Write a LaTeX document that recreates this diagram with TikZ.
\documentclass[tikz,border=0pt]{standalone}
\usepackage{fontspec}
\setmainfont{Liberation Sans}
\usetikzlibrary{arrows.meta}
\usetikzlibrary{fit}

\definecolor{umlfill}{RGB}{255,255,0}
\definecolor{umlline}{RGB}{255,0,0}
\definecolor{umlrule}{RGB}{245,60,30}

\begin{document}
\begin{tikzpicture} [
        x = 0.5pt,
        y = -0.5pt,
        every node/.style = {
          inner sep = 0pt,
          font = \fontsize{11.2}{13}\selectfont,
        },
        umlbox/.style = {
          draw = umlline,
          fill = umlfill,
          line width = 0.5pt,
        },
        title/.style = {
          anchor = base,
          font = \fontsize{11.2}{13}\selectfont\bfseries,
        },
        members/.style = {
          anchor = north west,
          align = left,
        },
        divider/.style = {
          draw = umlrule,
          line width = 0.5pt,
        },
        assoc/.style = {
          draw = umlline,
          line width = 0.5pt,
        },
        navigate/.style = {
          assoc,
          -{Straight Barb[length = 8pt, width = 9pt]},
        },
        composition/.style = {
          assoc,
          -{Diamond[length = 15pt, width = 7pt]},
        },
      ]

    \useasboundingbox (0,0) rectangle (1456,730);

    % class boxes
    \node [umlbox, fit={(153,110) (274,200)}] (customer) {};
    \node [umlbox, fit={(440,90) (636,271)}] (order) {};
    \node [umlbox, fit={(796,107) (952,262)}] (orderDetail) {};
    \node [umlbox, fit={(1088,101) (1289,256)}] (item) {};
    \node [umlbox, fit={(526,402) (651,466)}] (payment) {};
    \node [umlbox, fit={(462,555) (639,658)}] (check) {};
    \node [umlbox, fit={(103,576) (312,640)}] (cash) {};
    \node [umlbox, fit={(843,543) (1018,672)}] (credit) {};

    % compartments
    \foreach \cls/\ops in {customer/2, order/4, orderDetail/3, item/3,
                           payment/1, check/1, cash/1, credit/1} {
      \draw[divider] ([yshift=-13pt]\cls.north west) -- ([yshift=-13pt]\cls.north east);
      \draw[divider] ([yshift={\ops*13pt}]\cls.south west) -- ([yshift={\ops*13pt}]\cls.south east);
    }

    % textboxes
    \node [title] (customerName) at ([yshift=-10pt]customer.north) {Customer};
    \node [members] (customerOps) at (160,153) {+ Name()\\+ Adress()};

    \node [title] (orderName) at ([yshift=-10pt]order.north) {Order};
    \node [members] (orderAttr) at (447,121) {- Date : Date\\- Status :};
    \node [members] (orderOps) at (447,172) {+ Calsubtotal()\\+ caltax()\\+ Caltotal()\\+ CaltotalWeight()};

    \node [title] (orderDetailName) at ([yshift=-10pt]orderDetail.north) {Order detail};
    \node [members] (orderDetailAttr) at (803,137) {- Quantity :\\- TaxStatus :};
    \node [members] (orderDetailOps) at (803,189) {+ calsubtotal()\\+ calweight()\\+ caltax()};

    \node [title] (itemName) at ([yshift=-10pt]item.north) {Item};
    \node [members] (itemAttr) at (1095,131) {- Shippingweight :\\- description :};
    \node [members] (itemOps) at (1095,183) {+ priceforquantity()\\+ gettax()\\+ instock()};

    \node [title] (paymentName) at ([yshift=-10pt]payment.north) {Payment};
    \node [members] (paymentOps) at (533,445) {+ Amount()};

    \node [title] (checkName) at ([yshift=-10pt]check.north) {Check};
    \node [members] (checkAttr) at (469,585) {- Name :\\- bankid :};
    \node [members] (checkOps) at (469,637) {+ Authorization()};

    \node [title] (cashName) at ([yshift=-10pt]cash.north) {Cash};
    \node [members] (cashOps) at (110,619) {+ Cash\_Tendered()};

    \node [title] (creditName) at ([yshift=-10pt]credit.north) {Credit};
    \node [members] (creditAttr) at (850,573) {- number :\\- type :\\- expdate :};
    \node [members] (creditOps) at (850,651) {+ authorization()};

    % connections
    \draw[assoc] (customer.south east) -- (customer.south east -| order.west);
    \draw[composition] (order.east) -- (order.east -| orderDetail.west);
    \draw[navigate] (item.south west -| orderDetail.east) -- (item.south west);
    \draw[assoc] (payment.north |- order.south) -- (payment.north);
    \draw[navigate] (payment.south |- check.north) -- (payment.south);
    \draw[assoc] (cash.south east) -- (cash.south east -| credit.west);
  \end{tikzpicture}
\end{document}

...

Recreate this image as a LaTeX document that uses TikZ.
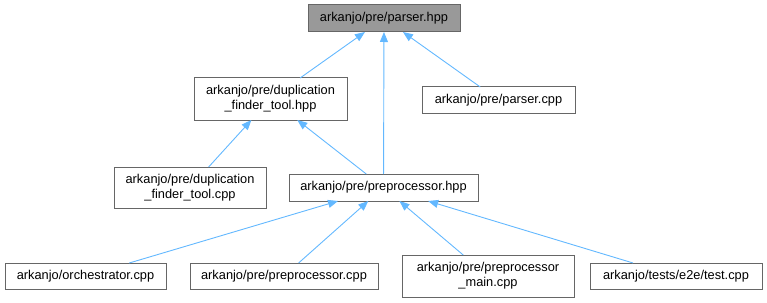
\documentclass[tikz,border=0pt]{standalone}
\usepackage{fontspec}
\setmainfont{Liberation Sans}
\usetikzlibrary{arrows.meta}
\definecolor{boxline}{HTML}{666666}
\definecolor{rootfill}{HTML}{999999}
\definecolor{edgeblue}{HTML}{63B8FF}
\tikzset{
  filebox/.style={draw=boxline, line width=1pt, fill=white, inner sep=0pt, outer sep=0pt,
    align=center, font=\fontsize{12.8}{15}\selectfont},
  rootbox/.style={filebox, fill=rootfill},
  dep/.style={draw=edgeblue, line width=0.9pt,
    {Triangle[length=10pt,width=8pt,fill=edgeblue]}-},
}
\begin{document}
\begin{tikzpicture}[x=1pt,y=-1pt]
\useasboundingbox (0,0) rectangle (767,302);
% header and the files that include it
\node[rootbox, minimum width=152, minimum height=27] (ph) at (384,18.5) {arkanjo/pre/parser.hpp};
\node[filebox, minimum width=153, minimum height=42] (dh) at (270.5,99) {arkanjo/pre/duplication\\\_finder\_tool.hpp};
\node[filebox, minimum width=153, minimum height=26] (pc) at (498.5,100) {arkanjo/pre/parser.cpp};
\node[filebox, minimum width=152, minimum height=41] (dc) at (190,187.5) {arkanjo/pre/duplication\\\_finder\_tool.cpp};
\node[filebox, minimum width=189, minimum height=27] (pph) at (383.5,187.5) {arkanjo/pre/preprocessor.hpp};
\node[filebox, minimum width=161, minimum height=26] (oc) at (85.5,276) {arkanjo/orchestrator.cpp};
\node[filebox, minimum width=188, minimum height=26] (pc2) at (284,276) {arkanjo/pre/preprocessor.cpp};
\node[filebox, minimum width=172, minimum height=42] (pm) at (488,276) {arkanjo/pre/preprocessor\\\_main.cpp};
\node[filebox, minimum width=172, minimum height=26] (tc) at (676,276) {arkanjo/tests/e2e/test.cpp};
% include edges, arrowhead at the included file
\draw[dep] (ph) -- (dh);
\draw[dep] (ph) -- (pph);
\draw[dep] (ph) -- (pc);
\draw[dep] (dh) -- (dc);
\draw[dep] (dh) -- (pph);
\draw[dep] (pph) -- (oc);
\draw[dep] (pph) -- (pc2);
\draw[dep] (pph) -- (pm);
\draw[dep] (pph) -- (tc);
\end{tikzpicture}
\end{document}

-- REQUEST --
Gather all lines of the records that include the word "this".

-- COMPLETED EXERCISE --
Write a LaTeX document that recreates this diagram with TikZ.
Recreate this image as a LaTeX document that uses TikZ.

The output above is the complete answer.